The Ones That Stick


[I’m currently working on a new book called The Best Miles, a reflection on faithfulness, aging, and the ways God continues to use our lives for His glory. The book is still taking shape, but what follows is one “nudging” from that work. Thanks for reading.]


Therefore we do not lose heart. Though outwardly we are wasting away, yet inwardly we are being renewed day by day. For our light and momentary troubles are achieving for us an eternal glory that far outweighs them all.
—2 Corinthians 4:16-17, NIV

I didn’t begin my walk with Jesus until I was fourteen. But long before that—before I knew what faith was or why it mattered—my praying grandmother would take me to church whenever she could.

She attended a small, run-down Pentecostal church—the kind you might drive past without noticing, the kind that didn’t try to impress anyone.

The pastor was Brother Baker. His wife was Sister Baker. Godly people. No polish. No pretense. Faithful. Loving.

Church felt foreign to me then—the rhythms, the language, the expectation that God was present and listening. It was all new, and it left impressions I didn’t yet know how to name.

When it came time for Sunday school, the kids were sent downstairs—down thin, narrow concrete steps into a dank, musty basement. A handful of us would sit on the floor while Sister Baker, wearing horn-rimmed glasses and her gray hair pulled tight into a bun, kindly taught us about… the love of Jesus.

She used something I had never seen before.

A flannelgraph.

She would sit beside a felt-covered board, tell the story, then reach into a pile of paper figures—people dressed in Bible-time clothes, a donkey, a giant, a rock tomb, and a large plant that looked suspiciously like a coconut tree—and one by one press them onto the board until the story came to life.

She smoothed each figure with her fingers, gently but deliberately. And somehow, they stayed… most of the time.

Some figures didn’t stick very well.

Zacchaeus, for instance—we heard about him a lot—was worse for wear. The apostle Paul too. Even the figure of Jesus had seen better days.

These figures were wrinkled. Bent. Floppy. Worn thin. Some had been taped back together. They’d lost their crisp edges. Their corners curled. They slid slowly downward—or sometimes fell off altogether—no matter how carefully Sister Baker pressed them into place.

They were clearly used—and they told the best stories.

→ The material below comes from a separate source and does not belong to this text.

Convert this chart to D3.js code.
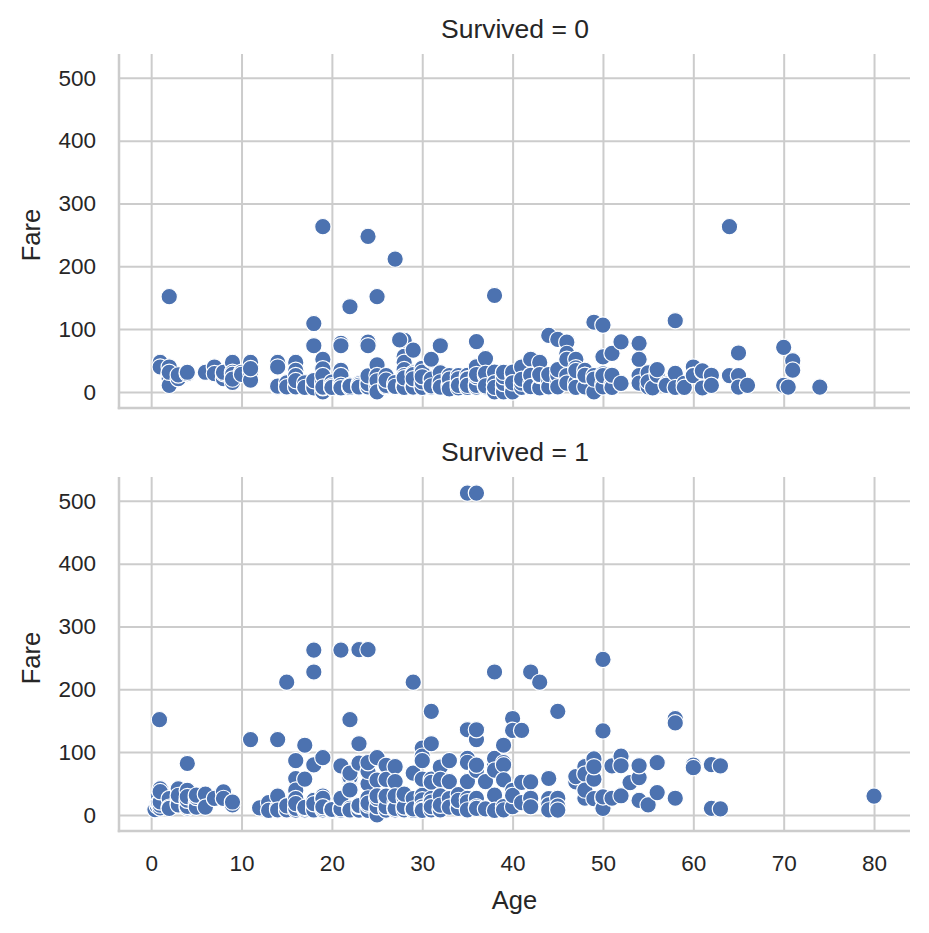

Paul was especially hard to keep in place—tattered, taped, unreliable. He leaned. He drooped. He sometimes fell.
Which I now see is fitting.

Because Paul was the one who wrote about being poured out like a drink offering. The one who spoke of being hard pressed on every side, but not crushed. The one who admitted plainly that outwardly we are wasting away, though inwardly something deeper is being renewed day by day.

Even as a child, I could feel it—not the theology, but the weight of it. These stories mattered. They carried gravity. They had been lived before they were ever told.

The figures that didn’t stick easily were the ones that had been handled the most—the ones that had been brought out again and again, the ones trusted to carry the weight of the story.

There is something about that image—about that childhood experience—that has stayed with me all these years.

Because it tells the truth.

The figures that are perfect and pristine don’t carry the same authority. The unused ones don’t hold the room. The stories that matter most are told by lives that have been handled, bent, repaired, and trusted again and again.

Age does that. So does faithfulness.

If you feel a little like one of those figures—creased by time, taped by grace, less likely to stand upright on your own—you are not diminished.

You are seasoned. Your edges tell a story. Your wear is evidence. Your weakness is not a liability—it is your credibility. You may not “stick” the way you once did. You may need a steadier hand. You may lean more than you stand.

But you carry the story.

And in the end, the ones that don’t stick easily are often the ones that stick with us—the ones that shape us, steady us, and quietly change the world.

They’ve been used.

And God is still using their lives to speak of… the love of Jesus.